[Charts and diagrams as code]
################

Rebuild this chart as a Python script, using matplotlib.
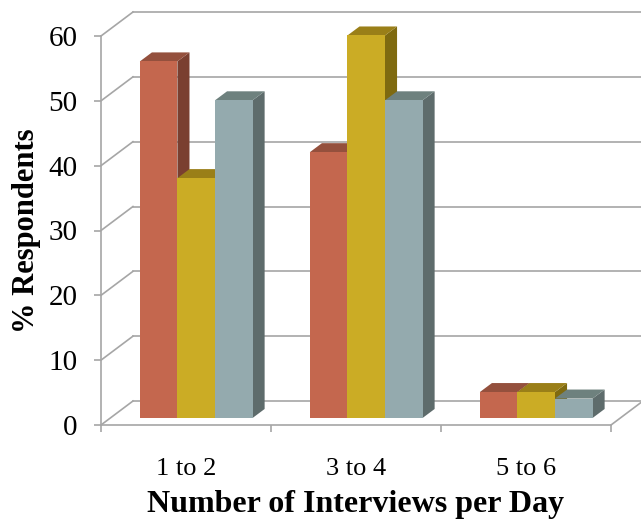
import numpy as np
import matplotlib
matplotlib.use("Agg")
import matplotlib.pyplot as plt
from matplotlib.patches import Polygon

categories = ["1 to 2", "3 to 4", "5 to 6"]
series_a = [55, 41, 4]
series_b = [37, 59, 4]
series_c = [49, 49, 3]
yticks = [0, 10, 20, 30, 40, 50, 60]

front_cols = ["#C4674E", "#CBAC25", "#94AAAE"]
top_cols = ["#94503D", "#9A7F18", "#6E817E"]
side_cols = ["#7A3F30", "#7F6A10", "#5E6C6C"]
grid_col = "#A6A6A6"

plt.rcParams["font.family"] = "Liberation Serif"

fig = plt.figure(figsize=(6.41, 5.21), dpi=100)
ax = fig.add_axes([101 / 641, 1 - 425 / 521, 510 / 641, 389 / 521])
ax.set_xlim(-0.5, 2.5)
ax.set_ylim(0, 60)

# fake 3d offsets, in data units
wall_dx, wall_dy = 0.188, 3.7
base_dx, base_dy = 0.06, 1.08
depth_dx, depth_dy = 0.071, 1.39
bar_w = 0.221

# walls and floor
for t in yticks:
    ax.plot([-0.5, -0.5 + wall_dx], [t, t + wall_dy], color=grid_col, lw=1.2, clip_on=False, zorder=1)
    ax.plot([-0.5 + wall_dx, 2.5 + wall_dx], [t + wall_dy, t + wall_dy], color=grid_col, lw=1.2, clip_on=False, zorder=1)
ax.plot([2.5, 2.5 + wall_dx], [0, wall_dy], color=grid_col, lw=1.2, clip_on=False, zorder=1)

# bars, left to right so each front hides the side before it
for i in range(len(categories)):
    vals = [series_a[i], series_b[i], series_c[i]]
    for j in range(3):
        x0 = i + base_dx + (j - 1.5) * bar_w
        x1 = x0 + bar_w
        y0 = base_dy
        y1 = base_dy + vals[j]
        side = [(x1, y0), (x1, y1), (x1 + depth_dx, y1 + depth_dy), (x1 + depth_dx, y0 + depth_dy)]
        top = [(x0, y1), (x1, y1), (x1 + depth_dx, y1 + depth_dy), (x0 + depth_dx, y1 + depth_dy)]
        z = 3 + i + j * 0.1
        ax.add_patch(Polygon(side, fc=side_cols[j], ec="none", zorder=z, clip_on=False))
        ax.add_patch(Polygon(top, fc=top_cols[j], ec="none", zorder=z, clip_on=False))
        ax.bar(x0, vals[j], bar_w, bottom=y0, align="edge", color=front_cols[j], zorder=z + 0.01, clip_on=False)

for s in ["top", "right"]:
    ax.spines[s].set_visible(False)
for s in ["left", "bottom"]:
    ax.spines[s].set_color(grid_col)
    ax.spines[s].set_linewidth(1.2)

ax.set_yticks(yticks)
ax.set_yticklabels([str(t) for t in yticks], fontsize=21)
ax.tick_params(axis="y", length=5, width=1.2, color=grid_col, pad=12)
ax.set_xticks([-0.5, 0.5, 1.5, 2.5])
ax.set_xticklabels([])
ax.tick_params(axis="x", which="major", length=5, width=1.2, color=grid_col)
ax.set_xticks([0, 1, 2], minor=True)
ax.set_xticklabels(categories, minor=True, fontsize=19)
ax.tick_params(axis="x", which="minor", length=0, pad=24)

ax.set_xlabel("Number of Interviews per Day", fontsize=23, fontweight="bold", labelpad=7)
ax.set_ylabel("% Respondents", fontsize=22, fontweight="bold", labelpad=5)

fig.savefig("out.png", dpi=100)
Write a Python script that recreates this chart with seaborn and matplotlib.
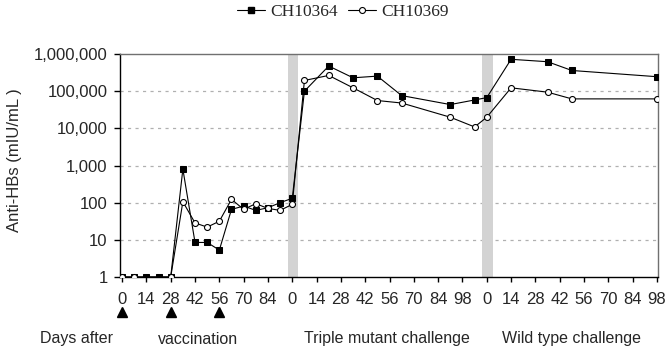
import matplotlib
matplotlib.use("Agg")
import matplotlib.pyplot as plt
import matplotlib.transforms as mtransforms
from matplotlib.lines import Line2D
from matplotlib.ticker import FixedLocator, FuncFormatter, NullLocator
import numpy as np
import pandas as pd
import seaborn as sns

# ---------------- data ----------------
series_names = ["CH10364", "CH10369"]

vacc_days = [0, 7, 14, 21, 28, 35, 42, 49, 56, 63, 70, 77, 84, 91]
triple_days = [0, 7, 21, 35, 49, 63, 91, 105]
wild_days = [0, 14, 35, 49, 98]

ch10364_vacc = [1, 1, 1, 1, 1, 800, 8.5, 8.5, 5.3, 66, 81, 62, 73, 100]
ch10364_triple = [131, 100000, 475000, 229000, 254000, 76000, 43600, 58000]
ch10364_wild = [67000, 720000, 620000, 360000, 245000]

ch10369_vacc = [1, 1, None, None, 1, 106, 28.5, 22, 31.6, 123, 66, 94, 70, 62]
ch10369_triple = [90, 194000, 265000, 123000, 56000, 48000, 19900, 10900]
ch10369_wild = [19900, 123000, 94000, 62000, 62000]

vaccination_days = [0, 28, 56]          # injections (triangles)
vacc_tick_labels = [0, 14, 28, 42, 56, 70, 84]
challenge_tick_labels = [0, 14, 28, 42, 56, 70, 84, 98]
phase_titles = ["Days after", "vaccination", "Triple mutant challenge", "Wild type challenge"]
y_ticks = [1, 10, 100, 1000, 10000, 100000, 1000000]

# phase start on the continuous day axis
TRIPLE_START = 98
WILD_START = 210

rows = []
for name, parts in (("CH10364", (ch10364_vacc, ch10364_triple, ch10364_wild)),
                    ("CH10369", (ch10369_vacc, ch10369_triple, ch10369_wild))):
    for off, days, vals in zip((0, TRIPLE_START, WILD_START),
                               (vacc_days, triple_days, wild_days), parts):
        for d, v in zip(days, vals):
            if v is not None:
                rows.append((name, off + d, v))
df = pd.DataFrame(rows, columns=["series", "pos", "value"])

# ---------------- figure ----------------
sns.set_style("white")
plt.rcParams["font.family"] = ["Liberation Sans", "DejaVu Sans"]

W, H = 667, 354
fig = plt.figure(figsize=(W / 100, H / 100), dpi=100)
ax = fig.add_axes([120 / W, 1 - 277 / H, 538 / W, 223 / H])

# challenge bands
for s in (TRIPLE_START, WILD_START):
    ax.axvspan(s - 2.5, s + 3.5, color="#d3d3d3", lw=0, zorder=0.5)

# dashed gridlines
for yv in y_ticks[1:-1]:
    ax.axhline(yv, color="#b0b0b0", lw=0.9, ls=(0, (2.5, 3.5)), zorder=0.4)

sns.lineplot(data=df[df.series == "CH10364"], x="pos", y="value", ax=ax,
             color="black", lw=0.8, marker="s", markersize=4.2,
             markerfacecolor="black", markeredgecolor="black",
             errorbar=None, legend=False, zorder=3)
sns.lineplot(data=df[df.series == "CH10369"], x="pos", y="value", ax=ax,
             color="black", lw=0.8, marker="o", markersize=4.3,
             markerfacecolor="white", markeredgecolor="black", markeredgewidth=0.8,
             errorbar=None, legend=False, zorder=4)

ax.set_yscale("log")
ax.set_ylim(1, 1e6)
ax.yaxis.set_major_locator(FixedLocator(y_ticks))
ax.yaxis.set_minor_locator(NullLocator())
ax.yaxis.set_major_formatter(FuncFormatter(lambda v, p: f"{int(round(v)):,}"))

tick_pos = ([d for d in vacc_tick_labels]
            + [TRIPLE_START + d for d in challenge_tick_labels]
            + [WILD_START + d for d in challenge_tick_labels])
tick_lab = [str(d) for d in vacc_tick_labels] + [str(d) for d in challenge_tick_labels] * 2
ax.set_xlim(-1.2, 308.6)
ax.set_xticks(tick_pos)
ax.set_xticklabels(tick_lab, family=["Liberation Sans Narrow", "Liberation Sans"], fontsize=12)
ax.set_xlabel("")
ax.set_ylabel("")

ax.tick_params(axis="y", which="major", direction="out", length=4, width=1,
               color="black", labelsize=12, pad=5, left=True)
ax.tick_params(axis="x", which="major", direction="out", length=3.5, width=1,
               color="black", pad=7, bottom=True)

for side in ("left", "bottom"):
    ax.spines[side].set_color("black")
    ax.spines[side].set_linewidth(1.0)
for side in ("top", "right"):
    ax.spines[side].set_color("#707070")
    ax.spines[side].set_linewidth(1.0)

# vaccination triangles
trans = mtransforms.blended_transform_factory(ax.transData, ax.transAxes)
ax.plot(vaccination_days, [-0.157] * len(vaccination_days), transform=trans,
        ls="none", marker="^", markersize=7, color="black", clip_on=False)

# y label
fig.text(15 / W, 1 - 160 / H, "Anti-HBs (mIU/mL )", rotation=90,
         ha="center", va="center", fontsize=12)

# bottom phase titles
for x_px, t in zip((40, 158, 304, 502), phase_titles):
    fig.text(x_px / W, 1 - 339 / H, t, ha="left", va="center", fontsize=11.5)

# legend
handles = [
    Line2D([], [], color="black", lw=0.8, marker="s", markersize=4.2,
           markerfacecolor="black", markeredgecolor="black"),
    Line2D([], [], color="black", lw=0.8, marker="o", markersize=4.3,
           markerfacecolor="white", markeredgecolor="black", markeredgewidth=0.8),
]
fig.legend(handles, series_names, loc="center", bbox_to_anchor=(343 / W, 1 - 12 / H),
           ncol=2, frameon=False, handlelength=1.6, handletextpad=0.3,
           columnspacing=0.6, prop={"family": ["Liberation Serif", "DejaVu Serif"], "size": 12.5})

fig.savefig("out.png", dpi=100)
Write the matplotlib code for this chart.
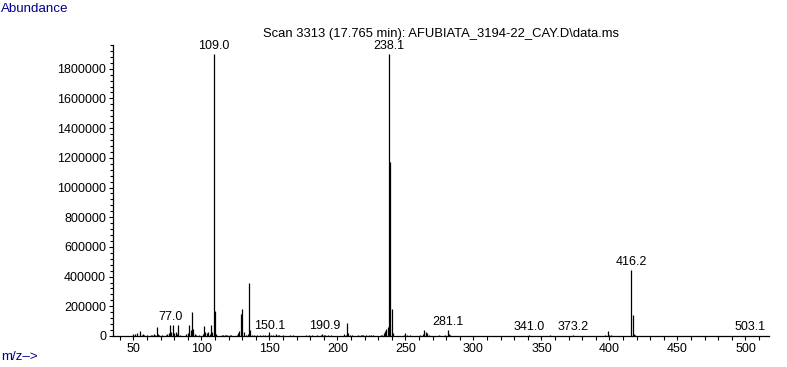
import matplotlib
matplotlib.use("Agg")
import matplotlib.pyplot as plt
from matplotlib.ticker import MultipleLocator

plt.rcParams['font.family'] = ['Liberation Sans', 'DejaVu Sans']

mz = [50, 51, 53, 55, 56, 57, 58, 60, 63, 64, 65, 66, 67, 68, 69, 71, 74, 75, 76, 77,
      78, 79, 80, 81, 82, 83, 84, 89, 90, 91, 92, 93, 94, 95, 96, 98, 101, 102, 103, 104,
      105, 106, 107, 108, 109, 110, 111, 115, 116, 117, 118, 119, 121, 122, 126, 127, 128,
      129, 130, 131, 133, 134, 135, 136, 137, 139, 141, 143, 145, 147, 149, 150, 151, 153,
      155, 156, 157, 160, 165, 167, 177, 179, 181, 185, 188, 189, 190, 191, 193, 195, 205,
      206, 207, 208, 209, 211, 215, 217, 218, 219, 221, 223, 225, 226, 232, 233, 234, 235,
      236, 237, 238, 239, 240, 241, 249, 250, 251, 253, 261, 263, 264, 265, 266, 267, 275,
      279, 281, 282, 283, 295, 307, 327, 341, 355, 356, 373, 374, 391, 397, 399, 400, 401,
      416, 417, 418, 419, 503]
abundance = [12000, 15000, 20000, 34000, 8000, 12000, 6000, 5000, 8000, 6000, 15000, 10000,
             63000, 12000, 10000, 6000, 8000, 12000, 20000, 76000, 25000, 76000, 20000, 30000,
             15000, 76000, 8000, 15000, 20000, 76000, 40000, 164000, 45000, 15000, 8000, 10000,
             15000, 65000, 30000, 20000, 25000, 15000, 76000, 25000, 1900000, 168000, 12000,
             10000, 6000, 10000, 8000, 8000, 6000, 5000, 10000, 20000, 34000, 150000, 180000,
             25000, 10000, 15000, 355000, 40000, 10000, 6000, 5000, 5000, 5000, 6000, 6000,
             25000, 10000, 6000, 12000, 10000, 6000, 5000, 5000, 4000, 6000, 5000, 8000, 6000,
             5000, 12000, 8000, 10000, 6000, 5000, 15000, 10000, 85000, 20000, 10000, 5000,
             6000, 8000, 6000, 8000, 8000, 10000, 8000, 6000, 6000, 10000, 20000, 35000, 45000,
             60000, 1900000, 1175000, 185000, 20000, 6000, 18000, 8000, 5000, 8000, 15000,
             38000, 25000, 20000, 10000, 4000, 6000, 43000, 12000, 5000, 3000, 3000, 3000,
             4000, 3000, 8000, 6000, 3000, 3000, 5000, 31000, 10000, 5000, 447000, 139000,
             15000, 4000, 3000]

label_mz = [77.0, 109.0, 150.1, 190.9, 238.1, 281.1, 341.0, 373.2, 416.2, 503.1]
label_y = [76000, 1900000, 10000, 10000, 1900000, 43000, 4000, 6000, 447000, 3000]

title = "Scan 3313 (17.765 min): AFUBIATA_3194-22_CAY.D\\data.ms"
blue = '#000090'

fig = plt.figure(figsize=(7.87, 3.67), dpi=100)
ax = fig.add_axes([113/787, 1-336/367, (769-113)/787, (336-44.5)/367])

ax.vlines(mz, 0, abundance, colors='black', linewidth=0.9)

for m, y in zip(label_mz, label_y):
    ax.annotate(f"{m:.1f}", xy=(m, y), xytext=(0, 1.5), textcoords='offset points',
                ha='center', va='bottom', fontsize=9, annotation_clip=False)

ax.set_xlim(35, 517.3)
ax.set_ylim(0, 1963000)
ax.xaxis.set_major_locator(MultipleLocator(50))
ax.xaxis.set_minor_locator(MultipleLocator(10))
ax.yaxis.set_major_locator(MultipleLocator(200000))
ax.yaxis.set_minor_locator(MultipleLocator(40000))
ax.yaxis.set_major_formatter(matplotlib.ticker.FuncFormatter(lambda v, p: f"{int(round(v))}"))
ax.xaxis.set_major_formatter(matplotlib.ticker.FuncFormatter(lambda v, p: f"{int(round(v))}"))

for s in ['top', 'right']:
    ax.spines[s].set_visible(False)
for s in ['left', 'bottom']:
    ax.spines[s].set_linewidth(0.9)

ax.tick_params(axis='both', which='major', labelsize=9, width=0.8, length=3, pad=2)
ax.tick_params(axis='both', which='minor', width=0.8, length=2)
ax.tick_params(axis='x', which='minor', length=3)

fig.text(441/787, 1-34/367, title, ha='center', va='center', fontsize=9.4)
fig.text(0.001, 1-9/367, "Abundance", ha='left', va='center', fontsize=9.6, color=blue)
fig.text(0.001, 1-357/367, "m/z\u2013>", ha='left', va='center', fontsize=9.6, color=blue)

fig.savefig("out.png", dpi=100)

################

Hand back the exact lines from the start of the entries to the line with "yticks = [0, 10, 20, 30, 40, 50, 60]", both ends kept and pictures left out.

| Result for this task |
Rebuild this chart as a Python script, using matplotlib.
import numpy as np
import matplotlib
matplotlib.use("Agg")
import matplotlib.pyplot as plt
from matplotlib.patches import Polygon

categories = ["1 to 2", "3 to 4", "5 to 6"]
series_a = [55, 41, 4]
series_b = [37, 59, 4]
series_c = [49, 49, 3]
yticks = [0, 10, 20, 30, 40, 50, 60]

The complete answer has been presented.